What may only seem viable in science fiction movies, tech mogul Elon Musk now predicts that humans will be able to land on Mars using his SpaceX technology – and it’s much sooner than anticipated.
On Wednesday’s (December 28) Lex Fridman Podcast, Fridman quizzed the billionaire when he thought the concept could become a reality.
After a long 20-second pause, Musk candidly answered: “best case is about five years, worst case 10 years,” adding that “engineering the vehicle” could take some time due to being “the most complex and advanced rocket that’s ever been made.”
“The fundamental optimisation of Starship is minimising the cost per ton per orbit and ultimately cost per ton to the surface of Mars,” the Tesla founder told Fridman.
Musk undoubtedly has big ambitions for the future. In a series of tweets from last year, he shared his aim to build a thousand Starship rockets and launch three a day to fly one million people to Mars by 2050.
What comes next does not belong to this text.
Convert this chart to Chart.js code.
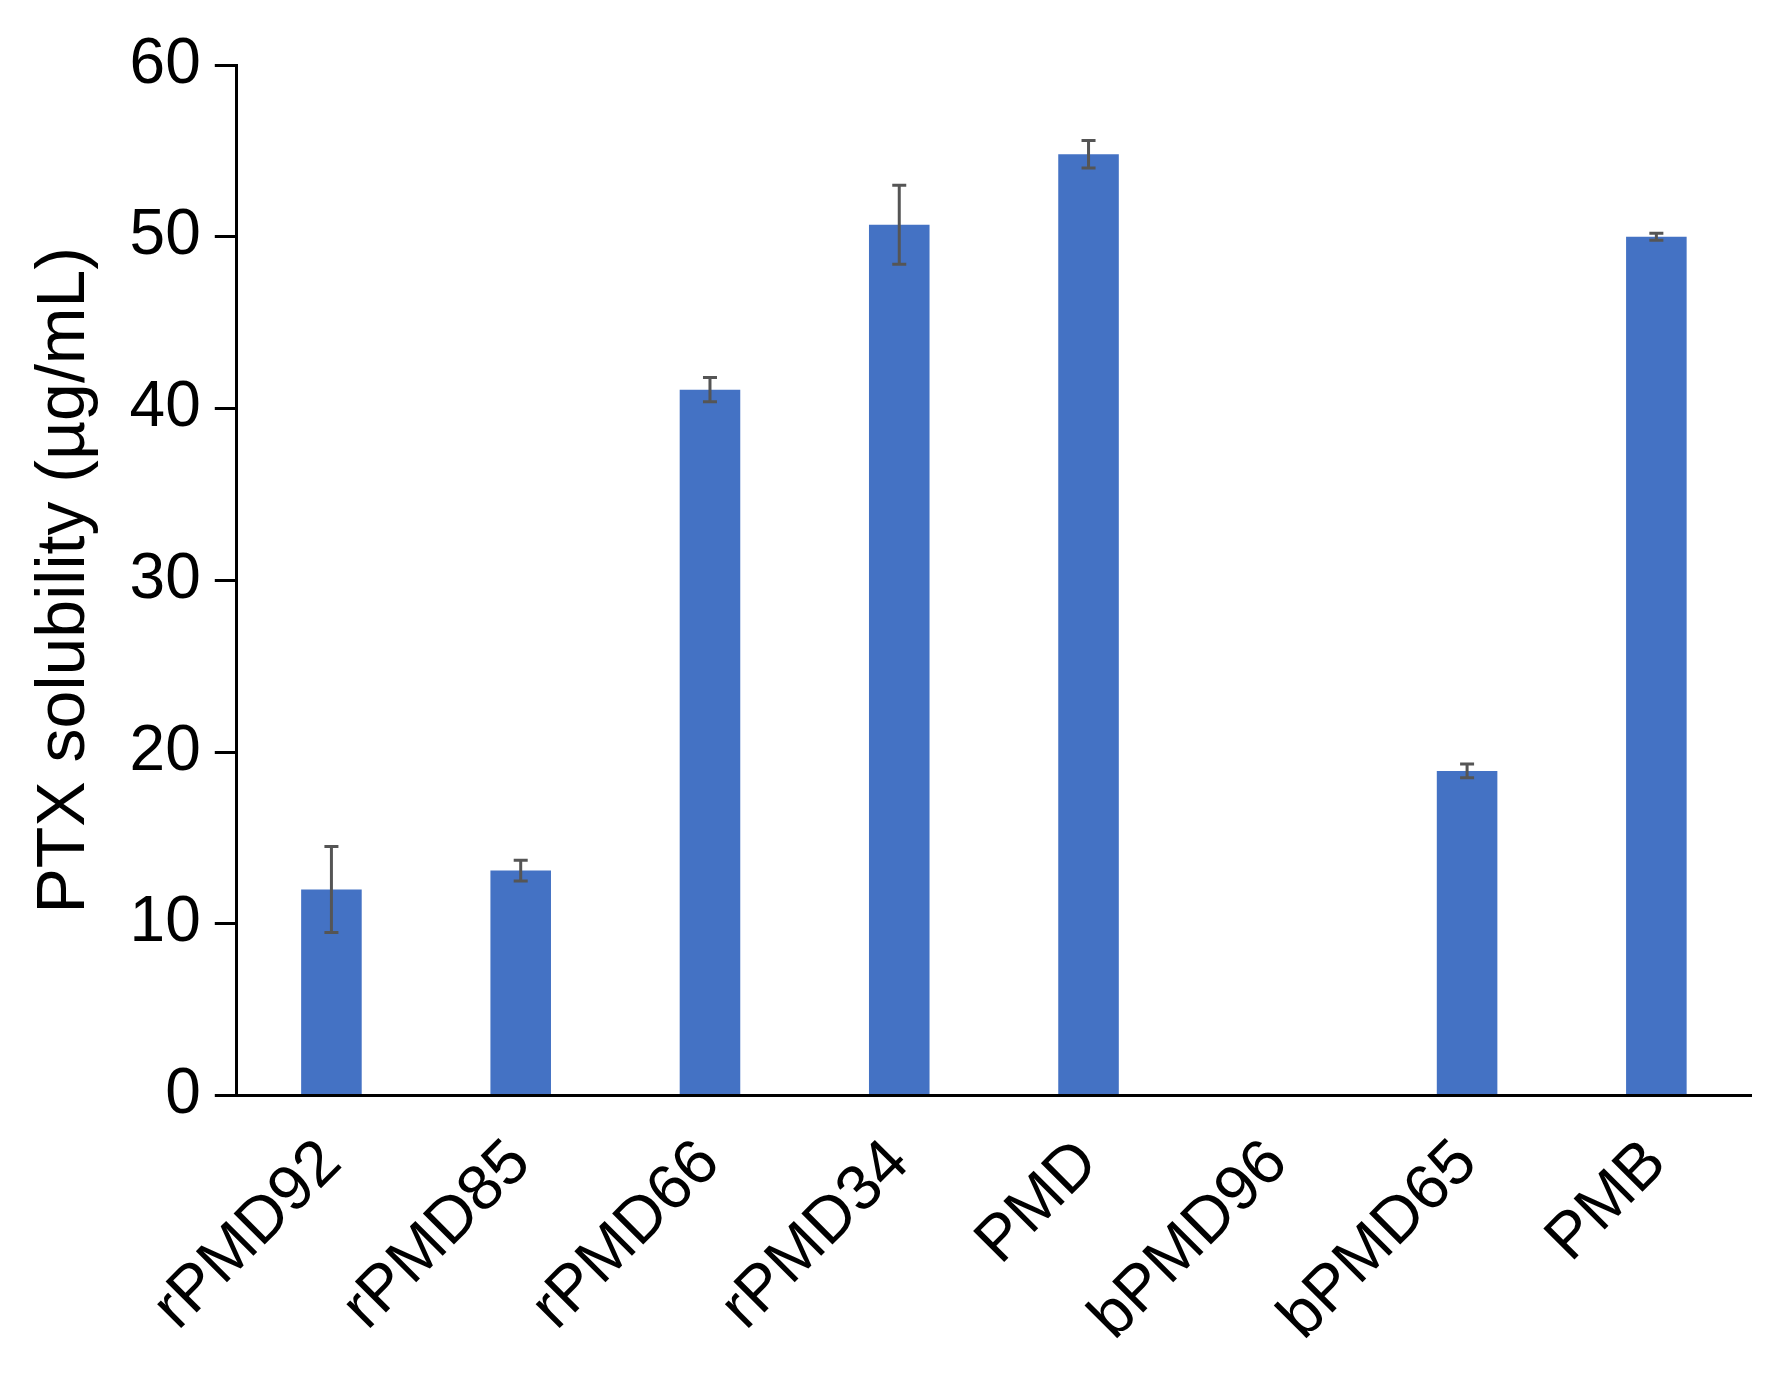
<!DOCTYPE html>
<html>
<head>
<meta charset="utf-8">
<style>
  html, body { margin: 0; padding: 0; background: #fff; }
  #wrap { width: 1776px; height: 1396px; }
</style>
</head>
<body>
<div id="wrap"><canvas id="chart"></canvas></div>
<script src="https://cdn.jsdelivr.net/npm/chart.js@4.4.0/dist/chart.umd.min.js"></script>
<script>
const categories = ['rPMD92', 'rPMD85', 'rPMD66', 'rPMD34', 'PMD', 'bPMD96', 'bPMD65', 'PMB'];
const solubility = [12.0, 13.1, 41.1, 50.7, 54.8, 0, 18.9, 50.0];
const errors = [2.5, 0.6, 0.7, 2.3, 0.8, 0, 0.4, 0.2];
const yTicks = [0, 10, 20, 30, 40, 50, 60];

const errorBars = {
  id: 'errorBars',
  afterDatasetsDraw(chart) {
    const ctx = chart.ctx;
    const y = chart.scales.y;
    const meta = chart.getDatasetMeta(0);
    ctx.save();
    ctx.strokeStyle = '#555';
    ctx.lineWidth = 3;
    meta.data.forEach((bar, i) => {
      if (!errors[i]) return;
      const x = bar.x;
      const top = y.getPixelForValue(solubility[i] + errors[i]);
      const bot = y.getPixelForValue(solubility[i] - errors[i]);
      ctx.beginPath();
      ctx.moveTo(x, top); ctx.lineTo(x, bot);
      ctx.moveTo(x - 7, top); ctx.lineTo(x + 7, top);
      ctx.moveTo(x - 7, bot); ctx.lineTo(x + 7, bot);
      ctx.stroke();
    });
    ctx.restore();
  }
};

new Chart(document.getElementById('chart'), {
  type: 'bar',
  data: {
    labels: categories,
    datasets: [{
      data: solubility,
      backgroundColor: '#4472C4',
      barPercentage: 0.32,
      categoryPercentage: 1.0
    }]
  },
  options: {
    responsive: true,
    maintainAspectRatio: false,
    animation: false,
    layout: { padding: { top: 65, right: 25, left: 20, bottom: 10 } },
    plugins: { legend: { display: false }, tooltip: { enabled: false } },
    scales: {
      x: {
        grid: { display: false, drawTicks: false },
        border: { color: '#000', width: 3 },
        ticks: {
          color: '#000', maxRotation: 45, minRotation: 45, padding: 30,
          font: { family: 'Liberation Sans', size: 64 }
        }
      },
      y: {
        min: 0, max: 60,
        afterBuildTicks(axis) { axis.ticks = yTicks.map(v => ({ value: v })); },
        grid: { display: true, drawOnChartArea: false, drawTicks: true, tickLength: 22, color: '#000', lineWidth: 3 },
        border: { color: '#000', width: 3 },
        ticks: { color: '#000', padding: 14, font: { family: 'Liberation Sans', size: 64 } },
        title: {
          display: true, text: 'PTX solubility (µg/mL)', color: '#000',
          font: { family: 'Liberation Sans', size: 68 }, padding: { bottom: 10 }
        }
      }
    }
  },
  plugins: [errorBars]
});
</script>
</body>
</html>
“Needs to be such that anyone can go if they want, with loans available for those who don’t have money,” Musk wrote on Twitter.
Musk has ramped up his SpaceX operations over the past few years to work towards his long-term goal of a self-sustaining city on the Red Planet. He revealed that they have started building a launchpad in Florida to accommodate the Starships and are testing prototypes.
He noted that his firm is knuckling down on the design and wanting to cut the cost of a trip to Mars.
“There is a certain cost per ton to the surface of Mars where we can accord to establish a self-sustaining city and then above that, we cannot afford to do it,” Musk said during the podcast.
We could all do with a holiday right now – even if it means to Mars.